Sally‘s adventures begin with chickens.
A relaxed and happy smile on her face, the poet, publisher, blogger, and editor sits at the head of the room, and tells us of the chickens she left at home in Callander tonight to come and read to us. She brought with her instead, however, a number of friends who assist with these readings, and a broad range of texts that provide them: collections of her own poetry, books she has helped into publication, and a variety of past issues of her long-running broadsheet magazine Poetry Scotland.
What strikes you immediately about Sally is just this: the variety that issues from and gathers round her in her life and work. Her readings over the course of the evening encompass haiku sequences, free verse, and a series of intricate sestinas, on topics ranging from meeting Travelling People, to visiting Buckingham Palace, to revisiting her old childhood home. ‘If your subject is worth scrutinising, nothing will scrutinise it so well as a sestina’ she tells us, and indeed there are few topics over the course of the evening that are left untouched by the humorous, inquisitive scrutiny present in her poetry.

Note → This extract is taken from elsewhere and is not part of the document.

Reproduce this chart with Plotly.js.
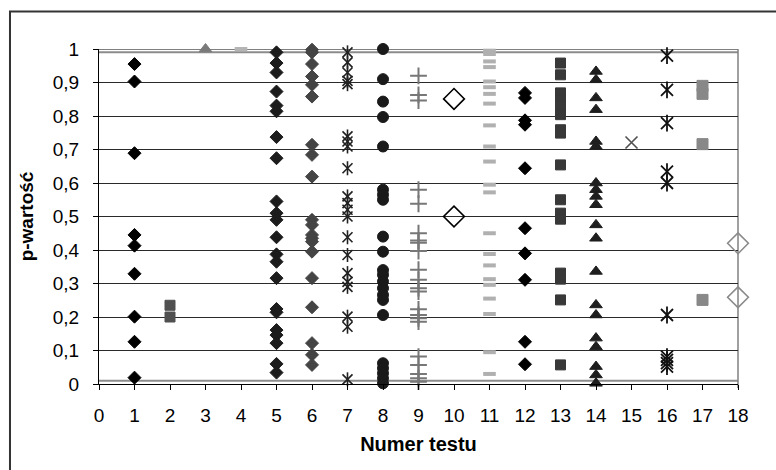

Sally spent the first thirty-five years of her life in England, and the second thirty-five in Scotland. ‘I threw in my lot with Scotland’, she tells us, intimations of the original risk mingling now with a rewarded pride, and ever since she moved she has done everything she can to advance the country’s literary publications and consciousness. She started Poetic Scotland in 1997, at a time when it was almost impossible to be published unless you were a man writing in Glasgow or Edinburgh. ‘Outsiders weren’t getting heard’, she tells us: ‘with Poetic Scotland, we were out to reform. We were out to do things that nobody was letting us do’. This playful defiance of the establishment, and of established modes of expression, surfaces throughout the evening, and seems to be based in a fierce personal belief in the value of curiosity, and a genuine desire to connect with others through her work.
Poetic Scotland is planned to have a hundred issues, ‘but I can be as slow as I like getting there’ Sally jokes. She is working now also on her new blogzine ‘Keep Poetry Alive’, another response to the shortfalls of the establishment and publishing industry. The blogzine features poems published three or more years ago, republishing them so that they’re not forgotten – a perpetual risk due to the number and pace of poetry publications now in print and online. ‘The Internet is a wonderful thing for poetry,’ Sally believes, however, and certain digital details in her works, tales of computers in crofts and cryptic emails away from home, show that her desire to embrace any potentially useful medium for the dissemination of poetry has kept up with the years’ advances in technology.
Commemoration and ‘keeping alive’ seems to be an act of key importance not only in Sally’s publishing practice, but also in her poems, many of which revolve around memory and an inspection of time. ‘Time is a river and this tributary of the river had a pool’, the speaker tells us in ‘In Her Father’s Study’, inspired by the previously mentioned trip Sally took to her childhood home. ‘I stood breathing memories and understanding change’, the speaker continues, and this kind of meditative inspection is the force that most frequently animates Sally’s poems, whatever their form, and whatever their setting.
Corresponding with the physical movements of her life, Sally’s poetry explores a variety of physical settings, and investigates the different accents, dialects, and languages associated with each. Her poems include snippets of Welsh, hints of regional accents, and passages of broad Scots. Sally has also had ‘skirmishes’ with Gaelic, she says, translating Sorley MacLean and Christopher Whyte, and even writing a poem about the experience called ‘Translation of a Non-Existent Gaelic Poem’. The work is a ‘mickey-take’, she tells us, ‘but you can only take the mickey out of something you love.’
As the evening draws to a close, then, it is a sense of this love, of Sally’s genuine belief in the value of poetry that prevails. ‘It all matters,’ she tells us: ‘whatever is said in the pubs, written in the bedrooms. It isn’t always very good, but it all matters, and as poets it’s our duty to listen to it.’ This belief in listening, in curiosity, in adventure and discovery, is present in all of her works, and imbues them with an earnest, life-affirming force.
Adventure implies in its essence, however, not just an outward journey on which knowledge is gained, but also a homeward return in which it is shared – with family, and friends, and the self. The warm, humorous, and tirelessly inquisitive self that is present in Sally’s poems is what unites them, despite their variety of registers, subjects, and settings. ‘Wherever I go, I find corners of my own life, no one else’s’ one poem’s speaker tells us; and, despite the vastness of her ventures, across languages and subjects and physical spaces, there is with Sally always a return: to friendship, and poetry; to language, and words, her ‘first and last friends’.